EventBridge Scheduled Cleanup

What It Does

Replaces manual cleanup-expired CLI runs with an EventBridge rule that triggers a Lambda on a schedule.

Migration Steps

  1. Deploy the scheduled cleanup Lambda via CDK:

    cd zae-mlflow
    npx cdk deploy --context scheduled-cleanup=true
    
  2. Configure the schedule (default: daily at 03:00 UTC):

    cd zae-mlflow
    npx cdk deploy \
        --context scheduled-cleanup=true \
        --context cleanup-schedule="rate(1 day)"
    
  3. Remove the CLI from cron -- EventBridge handles scheduling.

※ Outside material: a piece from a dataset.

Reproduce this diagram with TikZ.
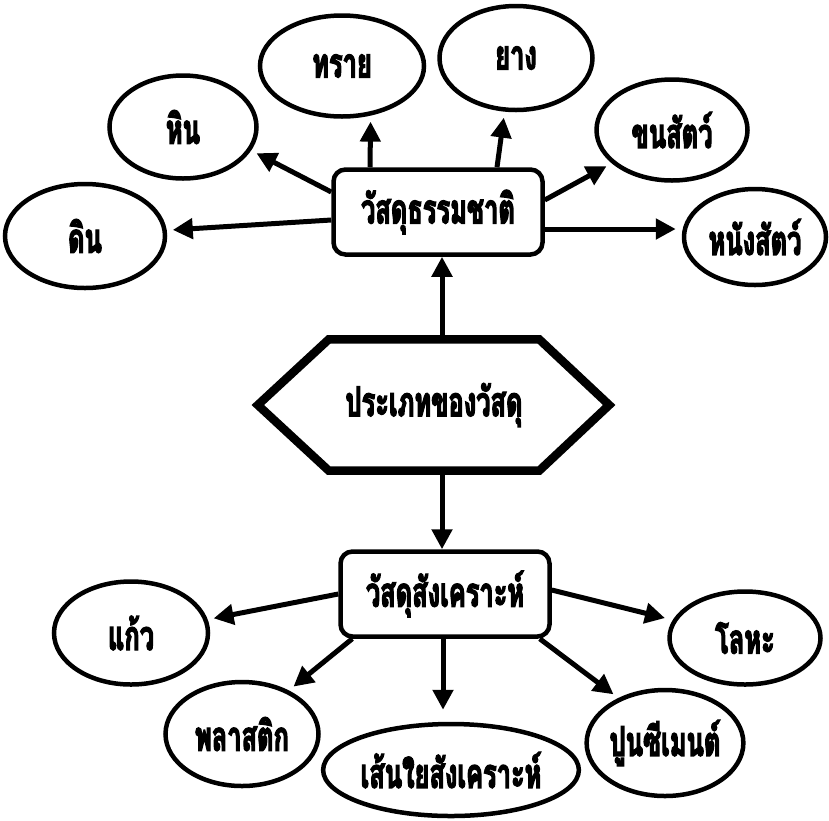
\documentclass[tikz,border=0pt]{standalone}
\usepackage{fontspec}
\newfontfamily\thaifont[Script=Thai,FakeStretch=0.62,FakeBold=3]{Loma}
\usetikzlibrary{arrows.meta,shapes.geometric}
\begin{document}
\begin{tikzpicture}[x=1pt,y=-1pt,
  lbl/.style={font=\thaifont\bfseries\fontsize{41}{44}\selectfont},
  ell/.style={lbl,draw,line width=4.5pt,ellipse,inner sep=0pt},
  catbox/.style={lbl,draw,line width=4.5pt,rectangle,rounded corners=12pt,inner sep=0pt,minimum width=209pt,minimum height=85pt},
  hexbox/.style={lbl,rectangle,inner sep=0pt,minimum width=210pt,minimum height=131pt},
  hexline/.style={line width=8.5pt,line join=miter},
  arr/.style={line width=5pt,-{Triangle[length=20pt,width=20pt]}},
  gap/.style={shorten >=6pt}
]
\useasboundingbox (0,0) rectangle (829,820);

% central hexagon
\node[hexbox] (hex) at (434,405) {ประเภทของวัสดุ};
\draw[hexline] (hex.north west) -- (hex.north east) -- ([xshift=70pt]hex.east)
  -- (hex.south east) -- (hex.south west) -- ([xshift=-71pt]hex.west) -- cycle;

% category boxes
\node[catbox] (nat) at (438,212) {วัสดุธรรมชาติ};
\node[catbox] (syn) at (445,594) {วัสดุสังเคราะห์};

% natural materials
\node[ell,minimum width=160pt,minimum height=104pt] (din) at (85,236) {ดิน};
\node[ell,minimum width=147pt,minimum height=103pt] (hin) at (183,127) {หิน};
\node[ell,minimum width=164pt,minimum height=101pt] (sand) at (342,66) {ทราย};
\node[ell,minimum width=153pt,minimum height=104pt] (rubber) at (516,58) {ยาง};
\node[ell,minimum width=151pt,minimum height=101pt] (wool) at (672,130) {ขนสัตว์};
\node[ell,minimum width=142pt,minimum height=96pt] (leather) at (755,237) {หนังสัตว์};

% synthetic materials
\node[ell,minimum width=154pt,minimum height=103pt] (glass) at (131,633) {แก้ว};
\node[ell,minimum width=153pt,minimum height=104pt] (plastic) at (242,734) {พลาสติก};
\node[ell,minimum width=193pt,minimum height=92pt] (fiber) at (451,770) {เส้นใยสังเคราะห์};
\node[ell,minimum width=151pt,minimum height=93pt] (metal) at (745,638) {โลหะ};
\node[ell,minimum width=156pt,minimum height=106pt] (cement) at (665,743) {ปูนซีเมนต์};

% hexagon to categories
\draw[arr] ([xshift=8pt]hex.north) -- ([xshift=8pt]hex.north |- nat.south);
\draw[arr] ([xshift=8pt]hex.south) -- ([xshift=8pt]hex.south |- syn.north);

% natural arrows
\draw[arr,gap] ([yshift=-8pt]nat.west) -- (din.4);
\draw[arr,gap] ([yshift=20pt]nat.west) -- (hin.-19);
\draw[arr,gap] ([xshift=-68pt]nat.north) -- (sand.-60);
\draw[arr,gap] ([xshift=59pt]nat.north) -- (rubber.-102);
\draw[arr,gap] ([yshift=12pt]nat.east) -- (wool.-151);
\draw[arr,gap] ([yshift=-17pt]nat.east) -- ([yshift=-17pt]nat.east -| leather.west);

% synthetic arrows
\draw[arr,gap] (syn.west) -- (glass.10);
\draw[arr,gap] ([xshift=14pt]syn.south west) -- (plastic.43);
\draw[arr,shorten >=12pt] ([xshift=-2pt]syn.south) -- ([xshift=-2pt]syn.south |- fiber.north);
\draw[arr,gap] ([xshift=-12pt]syn.south east) -- (cement.136);
\draw[arr,shorten >=8pt] ([yshift=4pt]syn.east) -- (metal.166);
\end{tikzpicture}
\end{document}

  4. Monitor via CloudWatch Logs:

    aws logs tail /aws/lambda/mlflow-cleanup --follow
    

Considerations

  • The Lambda runs with the same logic as cleanup-expired -- it scans for orphaned items and sets ttl = now.
  • Timeout -- For large tables, ensure the Lambda timeout is sufficient (default 5 minutes; increase for tables with millions of items).
  • Alerting -- Set up a CloudWatch alarm on Lambda errors to catch failures.

Upgrade Checklist

  • Deploy CDK stack with desired v2 features
  • Run one-time backfill / indexing for existing data
  • Verify Lambda functions are processing events correctly
  • Monitor CloudWatch Logs and DLQs for errors
  • Remove manual CLI cron jobs
  • Update runbooks to reference Lambda-based operations
  • Update alerting to include Lambda error metrics

Rollback

All v2 features are additive. To roll back:

  1. Disable Streams -- Remove the Lambda trigger; the table continues to function without it.
  2. Switch search backend -- Unset MLFLOW_DYNAMODBSTORE_SEARCH_BACKEND to fall back to trigram search.
  3. Disable EventBridge rule -- Re-enable the CLI cron job.

The CLI commands remain fully functional regardless of whether v2 infrastructure is deployed.